Asia’s score on State Street’s investor confidence index declined 4 points to 90.3 last month compared to February, possibly due to concerns over China’s slowing GDP growth, according to Jessica Donohue, executive vice president and chief innovative officer.
During the same period, the European index declined by 1.6 points to 104.4.
“Market participants may still be concerned about any fallout from negotiations over Greek reforms,” Donahue said.
However, confidence among North American investors increased by 30 points to 135.4.
This could be due to the US Federal Reserve’s March meeting when it said it would wait until it saw "further improvement" in the US labour market before raising rates.
Many in the market now expect the US to raise interest rates in September compared to earlier expectations of June.

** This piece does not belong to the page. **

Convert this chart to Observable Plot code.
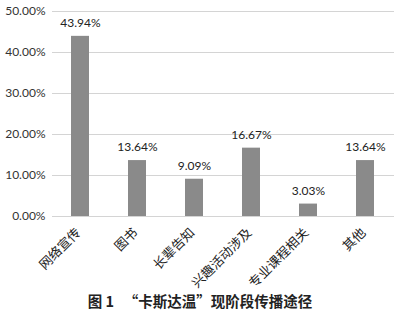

The global aggregate score of investor confidence increased in March to 120.1 from February’s revised reading of 105, State Street said.
“We’ve been in a post-crisis regime characterised by diversification out of international equities and into safer asset classes," State Street said.
“However, given the continued liquidity provision from major central banks, institutions appear to be developing renewed appetite for global equities.”
State Street’s index measures investor confidence or risk appetite quantitatively by analysing the actual buying and selling patterns of institutional investors.
A reading of 100 is considered neutral and is the level at which investors are neither increasing nor decreasing their long-term allocations to risky assets.